Someone has pointed out to me that anyone who tries to print my book will be lost, unable to jump from choice to chapter without page numbers. I'm thinking about it, but really, if I'm creating a work meant for ereading, I'm not sure I need to hold myself to print consumers. Thoughts?


How to Create a Link in MS Word

So let's say you'd like to play in this genre. You've got Word. You've got your plotted outline with tricksy and varied endings.

First, you can go old skool and just type If you want to go to the beach, turn to page X. Make a list of which pages you've got your choices on. I recommend highlighting the choices or leaving comment stickies on them to find them easier on a scan of the ms, as well. Be sure to use "Insert Page Break" after each choice. After you finish writing out all the chapters/endings, cut and paste to mix them up. Fill in the final page numbers when you're done.

Second, you'd be crazy to do it the first way because technology is your Friend. Using the new Word, go to the Insert tab. In the center there's a box that says "Links." Your new best buddies are "Hyperlink" and "Bookmark."

A bookmark is an anchor on a specific spot in the ms. Put your cursor where you want it, name it, and click "Add." From now on you'll have a "Go To" button in the bookmark pop up. This takes the place of a page list of highlighted choices that you are searching for by hand! You need to create uniquely named bookmarks for the beginning of every chapter and at every choice. Jot these names on your outline as you create them. I usually bookmark a paragraph before the choice so that when readers jump there, they have some context.

A hyperlink in word is the same as on the net. It's underlined text the reader can click, jumping them to another bookmark. You have the ability to embed internet links in a word doc, and current ebook apps are playing with this. I think the potential for historicals in particular is huge. Hyperlink something like cloche and send the interested reader to a visual glossary.

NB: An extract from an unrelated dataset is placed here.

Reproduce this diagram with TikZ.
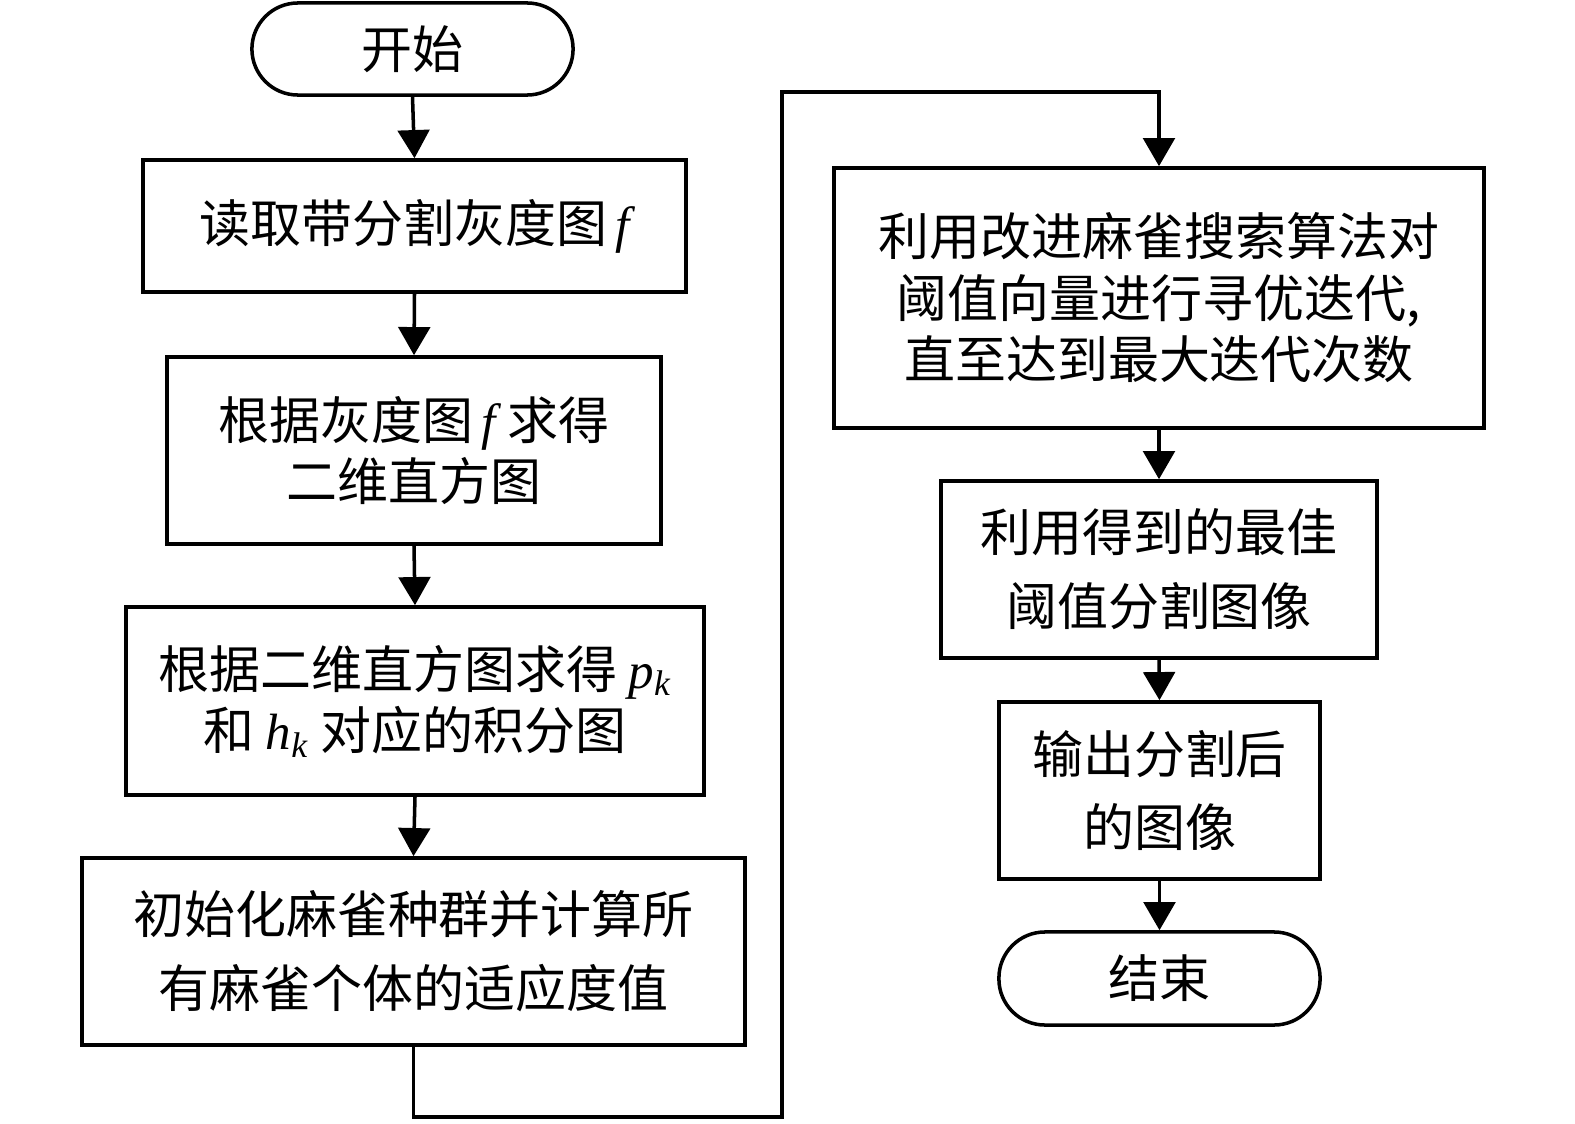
\documentclass[tikz,border=0pt]{standalone}
\usepackage{fontspec}
\setmainfont{Liberation Serif}
\newfontfamily\cjk{Noto Sans CJK SC}
\usetikzlibrary{arrows.meta}

\newcommand\vi[1]{{\rmfamily\itshape #1}}

\tikzset{
    box/.style={draw, line width=1pt, inner sep=0pt, align=center,
        font=\cjk\fontsize{14.5}{17.5}\selectfont},
    wide/.style={font=\cjk\fontsize{14.5}{21}\selectfont},
    term/.style={box, rounded corners=0.46cm},
    arr/.style={line width=1pt, -{Triangle[width=9pt,length=8pt]}}
}

\begin{document}
\begin{tikzpicture}[x=0.01cm, y=-0.01cm]
    \useasboundingbox (0,0) rectangle (1575,1124);
    % left column
    \node[term, minimum width=3.21cm, minimum height=0.92cm] (start) at (412.5,49) {开始};
    \node[box, minimum width=5.43cm, minimum height=1.32cm] (read) at (414.5,226) {读取带分割灰度图\,\vi{f}};
    \node[box, minimum width=4.94cm, minimum height=1.87cm] (hist) at (414,450.5) {根据灰度图\,\vi{f} 求得\\二维直方图};
    \node[box, minimum width=5.78cm, minimum height=1.88cm] (integ) at (415,701) {根据二维直方图求得 \vi{p}\textsubscript{\vi{k}}\\和 \vi{h}\textsubscript{\vi{k}} 对应的积分图};
    \node[box, wide, minimum width=6.63cm, minimum height=1.87cm] (init) at (413.5,951.5) {初始化麻雀种群并计算所\\有麻雀个体的适应度值};
    % right column
    \node[box, minimum width=6.50cm, minimum height=2.60cm] (search) at (1159,298) {利用改进麻雀搜索算法对\\阈值向量进行寻优迭代,\\直至达到最大迭代次数};
    \node[box, wide, minimum width=4.36cm, minimum height=1.77cm] (seg) at (1159,569.5) {利用得到的最佳\\阈值分割图像};
    \node[box, wide, minimum width=3.21cm, minimum height=1.77cm] (out) at (1159.5,790.5) {输出分割后\\的图像};
    \node[term, minimum width=3.21cm, minimum height=0.93cm] (stop) at (1159.5,978.5) {结束};

    \coordinate (loopA) at (782,1117);
    \coordinate (loopB) at (782,92);

    \draw[arr] (start.south) -- (read.north);
    \draw[arr] (read.south) -- (hist.north);
    \draw[arr] (hist.south) -- (integ.north);
    \draw[arr] (integ.south) -- (init.north);
    \draw[arr] (init.south) |- (loopA) -- (loopB) -| (search.north);
    \draw[arr] (search.south) -- (seg.north);
    \draw[arr] (seg.south) -- (out.north);
    \draw[arr] (out.south) -- (stop.north);
\end{tikzpicture}
\end{document}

Anyhoo, when you open the hyperlink window, there is a left sidebar of "link to" choices. Click on "Place in this Document." Now you will see the bookmarks you've made in the center pane. Having highlighted the text you want to read as the link, you choose the right bookmark. My personal preference is not to hyperlink an entire sentence, just a phrase or even a key word. When I get to a choice, I first bookmark it, then jump to a new place in the manuscript, create a fresh page break, type out even a place holder first line for the new chapter, and bookmark it immediately. Using Go To I jump back to the bookmark of the choice and hyperlink it right away. This saves a lot of bouncing back and forth later.

The last step is to create an index, which will be tomorrow's post.

I have had issues with my bookmarks disappearing, and I don't know what I do wrong. I always end up testing every single link before I send it to a beta reader. I also am not sure why sometimes Going To a bookmark justifies the exact mark to the top of the page, and sometimes puts it about an inch down, not quite centering it.

Thoughts on improving my linking process are welcome!